When entering into these complicated relationships we consider the things we could get out of the other person, rather than considering what the other person could take from us. We form, manipulate and transform this neutral person into Prince Charming without truly knowing them. We can change the person.


But changing them was never the case because you cannot change a person, the only person you can change is yourself.


Let me say that again for the people in the back that couldn’t hear:

You cannot change a person, the only person you can change is yourself.


That’s it.


That’s the secret.


Get into a relationship with yourself and be honest. Say the words aloud that you believed were so obvious. Hear yourself saying them.

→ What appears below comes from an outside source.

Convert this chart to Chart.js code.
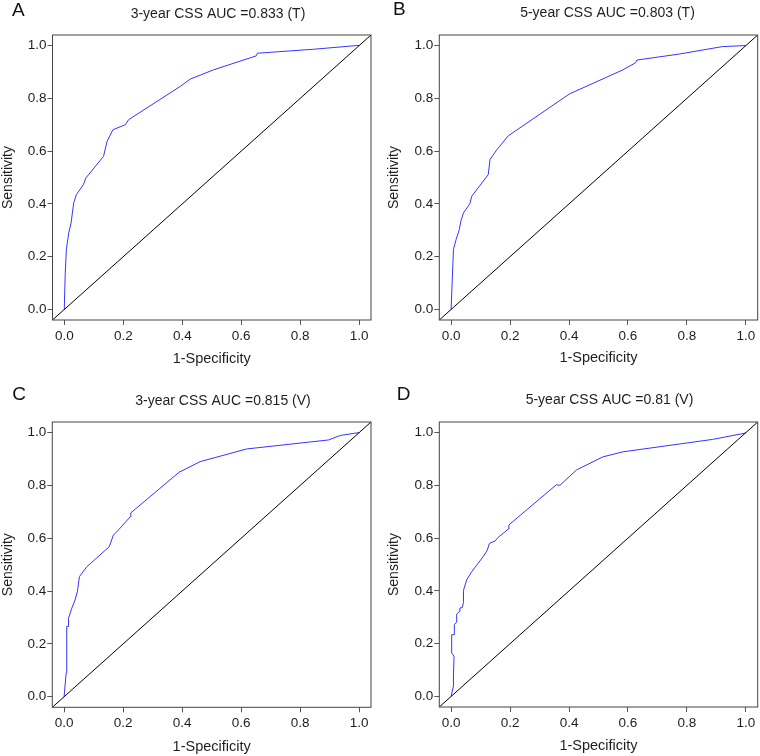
<!DOCTYPE html>
<html>
<head>
<meta charset="utf-8">
<script src="https://cdn.jsdelivr.net/npm/chart.js@4.4.0/dist/chart.umd.min.js"></script>
<style>
    body { margin: 0; background: #ffffff; }
    #wrap { position: relative; width: 760px; height: 756px; }
    canvas { position: absolute; }
</style>
</head>
<body>
<div id="wrap">
    <canvas id="rocA" width="380" height="378" style="left:0px;top:0px"></canvas>
    <canvas id="rocB" width="380" height="378" style="left:380px;top:0px"></canvas>
    <canvas id="rocC" width="380" height="378" style="left:0px;top:378px"></canvas>
    <canvas id="rocD" width="380" height="378" style="left:380px;top:378px"></canvas>
</div>
<script>
// ---- data ----
var tickValues = [0.0, 0.2, 0.4, 0.6, 0.8, 1.0];
var axisMin = -0.04, axisMax = 1.04;

var panelLetters = ['A', 'B', 'C', 'D'];
var panelTitles = [
    '3-year CSS AUC =0.833 (T)',
    '5-year CSS AUC =0.803 (T)',
    '3-year CSS AUC =0.815 (V)',
    '5-year CSS AUC =0.81 (V)'
];

// A: 3-year, training
var fprA = [0, 0.003, 0.007, 0.015, 0.023, 0.032, 0.041, 0.065, 0.073, 0.133, 0.145, 0.165, 0.207, 0.218, 0.393, 0.427, 0.506, 0.651, 0.655, 0.845, 0.992, 1];
var tprA = [0, 0.132, 0.227, 0.29, 0.328, 0.404, 0.435, 0.473, 0.498, 0.58, 0.637, 0.681, 0.70, 0.719, 0.845, 0.873, 0.908, 0.961, 0.971, 0.986, 1.0, 1];

// B: 5-year, training
var fprB = [0, 0.0045, 0.008, 0.017, 0.028, 0.033, 0.042, 0.064, 0.07, 0.126, 0.132, 0.155, 0.194, 0.402, 0.583, 0.626, 0.63, 0.775, 0.92, 1];
var tprB = [0, 0.126, 0.227, 0.265, 0.303, 0.334, 0.366, 0.401, 0.429, 0.511, 0.568, 0.605, 0.658, 0.817, 0.908, 0.935, 0.945, 0.968, 0.996, 1];

// C: 3-year, validation
var fprC = [0, 0.007, 0.009, 0.015, 0.015, 0.026, 0.037, 0.045, 0.052, 0.077, 0.153, 0.167, 0.184, 0.224, 0.226, 0.39, 0.461, 0.619, 0.896, 0.936, 1];
var tprC = [0, 0.09, 0.266, 0.266, 0.297, 0.335, 0.366, 0.398, 0.455, 0.492, 0.568, 0.612, 0.631, 0.681, 0.696, 0.85, 0.89, 0.938, 0.972, 0.989, 1];

// D: 5-year, validation
var fprD = [0, 0.008, 0.008, 0.01, 0.002, 0.002, 0.01, 0.011, 0.019, 0.019, 0.028, 0.03, 0.038, 0.042, 0.042, 0.053, 0.07, 0.109, 0.123, 0.13, 0.149, 0.16, 0.194, 0.196, 0.357, 0.369, 0.425, 0.515, 0.583, 0.887, 0.994, 1];
var tprD = [0, 0.039, 0.077, 0.152, 0.165, 0.234, 0.234, 0.272, 0.282, 0.312, 0.322, 0.335, 0.337, 0.356, 0.402, 0.442, 0.473, 0.53, 0.555, 0.58, 0.589, 0.603, 0.634, 0.65, 0.802, 0.8, 0.858, 0.908, 0.927, 0.974, 0.997, 1];

// ---- layout of each panel (canvas coords) ----
var panelLayout = [
    { left: 52.5, top: 35, right: 371,   bottom: 320,   padL: 0,   padB: 10.6, titleX: 218,   titleY: 14,   letterX: 12,   letterY: 11 },
    { left: 59.3, top: 35, right: 377.7, bottom: 320,   padL: 5.3, padB: 11,   titleX: 227.5, titleY: 13,   letterX: 13,   letterY: 10 },
    { left: 52.3, top: 44, right: 371,   bottom: 329.3, padL: 0,   padB: 0.5,  titleX: 223,   titleY: 22.7, letterX: 12.3, letterY: 16.3 },
    { left: 59.3, top: 44, right: 377.7, bottom: 329,   padL: 5.6, padB: 1.3,  titleX: 229.5, titleY: 22,   letterX: 16.7, letterY: 16.7 }
];

var FONT = "'Liberation Sans', Arial, Helvetica, sans-serif";
var TEXT_COLOR = '#1e1e1e';

function drawRocChart(canvasId, fpr, tpr, idx) {
    var L = panelLayout[idx];
    var W = 380, H = 378;

    var curve = fpr.map(function (v, i) { return { x: v, y: tpr[i] }; });
    var diagonal = [{ x: axisMin, y: axisMin }, { x: axisMax, y: axisMax }];

    var axisGrid = {
        drawOnChartArea: false,
        drawTicks: true,
        tickLength: 5,
        color: '#555555',
        lineWidth: 1
    };

    return new Chart(document.getElementById(canvasId).getContext('2d'), {
        type: 'line',
        data: {
            datasets: [{
                data: diagonal,
                borderColor: '#000000',
                borderWidth: 1,
                pointRadius: 0
            }, {
                data: curve,
                borderColor: '#3535ff',
                borderWidth: 1,
                pointRadius: 0
            }]
        },
        options: {
            responsive: false,
            animation: false,
            layout: {
                padding: { left: L.padL, top: L.top, right: W - L.right, bottom: L.padB }
            },
            plugins: {
                legend: { display: false },
                tooltip: { enabled: false }
            },
            scales: {
                x: {
                    type: 'linear',
                    min: axisMin,
                    max: axisMax,
                    afterBuildTicks: function (scale) {
                        scale.ticks = tickValues.map(function (v) { return { value: v }; });
                    },
                    afterFit: function (scale) {
                        scale.height = (H - L.padB) - L.bottom;
                    },
                    grid: axisGrid,
                    border: { display: false },
                    ticks: {
                        autoSkip: false,
                        maxRotation: 0,
                        padding: 3,
                        color: TEXT_COLOR,
                        font: { family: FONT, size: 13.5 },
                        callback: function (v) { return Number(v).toFixed(1); }
                    },
                    title: {
                        display: true,
                        text: '1-Specificity',
                        color: TEXT_COLOR,
                        padding: 0,
                        font: { family: FONT, size: 14.5 }
                    }
                },
                y: {
                    type: 'linear',
                    min: axisMin,
                    max: axisMax,
                    afterBuildTicks: function (scale) {
                        scale.ticks = tickValues.map(function (v) { return { value: v }; });
                    },
                    afterFit: function (scale) {
                        scale.width = L.left - L.padL;
                    },
                    grid: axisGrid,
                    border: { display: false },
                    ticks: {
                        autoSkip: false,
                        padding: 1,
                        color: TEXT_COLOR,
                        font: { family: FONT, size: 13.5 },
                        callback: function (v) { return Number(v).toFixed(1); }
                    },
                    title: {
                        display: true,
                        text: 'Sensitivity',
                        color: TEXT_COLOR,
                        padding: 0,
                        font: { family: FONT, size: 14 }
                    }
                }
            }
        },
        plugins: [{
            id: 'rocFrame' + idx,
            afterDraw: function (chart) {
                var ctx = chart.ctx, a = chart.chartArea;
                ctx.save();
                // plot box
                ctx.strokeStyle = '#444444';
                ctx.lineWidth = 1;
                ctx.strokeRect(a.left, a.top, a.right - a.left, a.bottom - a.top);
                // panel title
                ctx.fillStyle = TEXT_COLOR;
                ctx.textBaseline = 'middle';
                ctx.textAlign = 'center';
                ctx.font = '14px ' + FONT;
                ctx.fillText(panelTitles[idx], L.titleX, L.titleY);
                // panel letter
                ctx.textAlign = 'left';
                ctx.font = '19px ' + FONT;
                ctx.fillStyle = '#111111';
                ctx.fillText(panelLetters[idx], L.letterX, L.letterY);
                ctx.restore();
            }
        }]
    });
}

var rocChartA = drawRocChart('rocA', fprA, tprA, 0);
var rocChartB = drawRocChart('rocB', fprB, tprB, 1);
var rocChartC = drawRocChart('rocC', fprC, tprC, 2);
var rocChartD = drawRocChart('rocD', fprD, tprD, 3);
</script>
</body>
</html>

And that, my friends, is what I did when the last situationship ended. My perception of myself and of my worth was so skewed that it was easier to stick with a person that would repetitively call me ‘stupid’ and an ‘idiot’. However, once I started a healthy relationship with myself and analysed myself – congregating who I thought I was to who I really was – did I see growth.


From my edges and my hair to my intuition and spirituality.


It was only when I started the relationship with myself that I realised I was afraid of abandonment. I needed empty words, not just to prove I was worthy of love but, to prove the person wouldn’t leave. As the relationship with yourself developed I became more aware of yourself, more accepting, more forgiving.  


But this is a constant battle.


In conclusion, don’t go looking for a significant other in a particular place to prove your own worthiness. Start an honest and healthy relationship with yourself and become aware of the unhealthy habits that control your behaviour.


Do not become compliant with your insecurities.

Dance because you want to dance.


And above all, know and rely on the fact that you are a whole entity without the validation of another person whether you’re in a relationship or single. Lastly – and this is the most important – the relationship with yourself is a continuous, strenuous journey that never stops.